Following in the footsteps of Brexit, the newly formed WAxit Party is hoping it can convince voters of the merits of withdrawing Western Australia (WA) from the Commonwealth in the upcoming March state election.
Talks of secession have been present throughout the last year with WA implementing strict border closures to counter the CCP (Chinese Communist Party) virus, commonly known as the novel coronavirus, however the major parties have not taken the idea on board.
The WAxit party advocates for the separation of WA from the Commonwealth of Australia and independence for the largest geographic state in the country. They hope state border closures will demonstrate to West Australians the possibilities of separation.

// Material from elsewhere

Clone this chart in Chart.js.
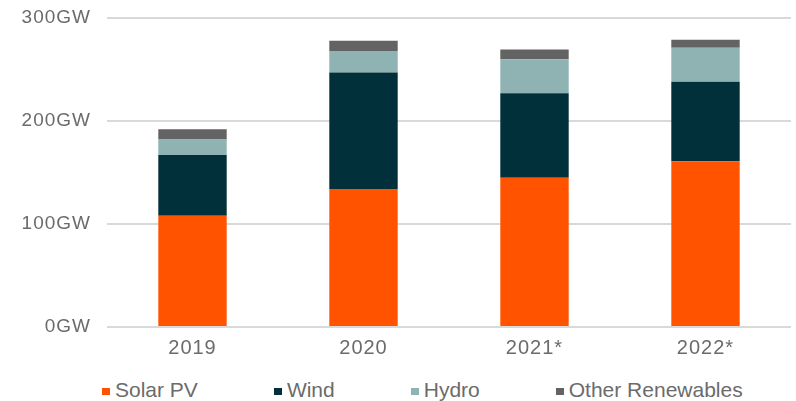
<!DOCTYPE html>
<html>
<head>
<meta charset="utf-8">
<script src="https://cdn.jsdelivr.net/npm/chart.js@4/dist/chart.umd.min.js"></script>
<style>
  html, body { margin: 0; padding: 0; background: #fff; }
  #wrap { position: relative; width: 796px; height: 401px; font-family: "Liberation Sans", Arial, sans-serif; }
  #box { position: absolute; left: 0; top: 0; width: 796px; height: 375px; }
  #legend { position: absolute; left: 102px; top: 378px; height: 24px; display: flex; gap: 76px; color: #6b6b6b; font-size: 21px; line-height: 24px; white-space: nowrap; }
  .item { display: flex; align-items: flex-start; }
  .sw { display: inline-block; width: 8px; height: 7px; margin-top: 10px; margin-right: 5px; }
</style>
</head>
<body>
<div id="wrap">
  <div id="box"><canvas id="chart"></canvas></div>
  <div id="legend"></div>
</div>
<script>
// Renewable capacity additions, stacked by technology (GW)
const years = ['2019', '2020', '2021*', '2022*'];
const seriesNames = ['Solar PV', 'Wind', 'Hydro', 'Other Renewables'];
const seriesColors = ['#ff5300', '#02303a', '#8fb3b2', '#636363'];

const solarPV = [108, 134, 145, 161];
const wind = [59, 113, 82, 77];
const hydro = [15, 21, 33, 33];
const otherRenewables = [10, 10, 9.5, 8];

const yTicks = [0, 100, 200, 300];

const seriesValues = [solarPV, wind, hydro, otherRenewables];

// letter spacing on canvas text, the source axis labels are a bit tracked out
const spacingPlugin = {
  id: 'spacing',
  beforeDraw(chart) {
    chart.ctx.letterSpacing = '1px';
  },
};

const ctx = document.getElementById('chart').getContext('2d');

new Chart(ctx, {
  type: 'bar',
  data: {
    labels: years,
    datasets: seriesNames.map((name, i) => ({
      label: name,
      data: seriesValues[i],
      backgroundColor: seriesColors[i],
      borderWidth: 0,
      categoryPercentage: 1,
      barPercentage: 0.4,
    })),
  },
  options: {
    responsive: true,
    maintainAspectRatio: false,
    animation: false,
    layout: {
      padding: { left: 0, right: 5, top: 18, bottom: 0 },
    },
    plugins: {
      legend: { display: false },
      tooltip: { enabled: false },
    },
    scales: {
      x: {
        stacked: true,
        grid: { display: false, drawTicks: false },
        border: { display: false },
        ticks: {
          color: '#6b6b6b',
          padding: 9,
          font: { family: '"Liberation Sans", Arial, sans-serif', size: 20 },
        },
        afterFit: function (scale) {
          scale.height = 48;
          scale.paddingLeft = 0;
          scale.paddingRight = 0;
        },
      },
      y: {
        stacked: true,
        min: 0,
        max: 300,
        afterBuildTicks: function (scale) {
          scale.ticks = yTicks.map((v) => ({ value: v }));
        },
        grid: { color: '#d9d9d9', lineWidth: 2, drawTicks: false },
        border: { display: false },
        ticks: {
          color: '#6b6b6b',
          padding: 16,
          font: { family: '"Liberation Sans", Arial, sans-serif', size: 19 },
          callback: function (value) {
            return value + 'GW';
          },
        },
        afterFit: function (scale) {
          scale.width = 107;
          scale.paddingTop = 0;
          scale.paddingBottom = 0;
        },
      },
    },
  },
  plugins: [spacingPlugin],
});

// Legend below the chart
const legend = document.getElementById('legend');
seriesNames.forEach((name, i) => {
  const item = document.createElement('div');
  item.className = 'item';
  item.innerHTML = `<span class="sw" style="background:${seriesColors[i]}"></span><span>${name}</span>`;
  legend.appendChild(item);
});
</script>
</body>
</html>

“That has probably heightened the senses to Western Australians, that they realise there is more to Western Australia than just being the whipping boy of the east coast,” WAxit Party’s Russell Sewell said.
Other minor parties are also hoping to win seats in the upcoming state elections. Among them are two anti-vaccination parties, a pro-cannabis legalisation group, and The Great Australian party, which was formed by former One Nation Senator Rod Culleton.
Dr. Martin Drum, political analyst at the Notre Dame University in Fremantle, believes that minor parties have a good chance of winning seats in the election.
“The system there makes it reasonably easy. There’s a lot of opportunities for preference swapping amongst minor parties,” Drum said.
WA Premier Mark McGowan has warned against relying on these less-established parties especially during a pandemic.
“Don’t flirt with these other parties that are risky and inexperienced,” said the premier.
WA Opposition Leader Zak Kirkup also advised against the risks, saying they were a danger to state Parliament.
“If there are extreme or fringe groups out there, they [might] try and disrupt our democracy with their very, very unusual and in some cases deplorable ideas,” said Kirkup.
Liberal Democrat Aaron Stonehouse, who is currently a crossbencher, has a different opinion believing that more representation in Parliament increases government accountability.
“You want a diverse Parliament; you want a Parliament that represents all corners of our society,” Stonehouse said.
The March state election will also implement strict measures to prevent virus transmission with postal voting applications starting on Feb. 4.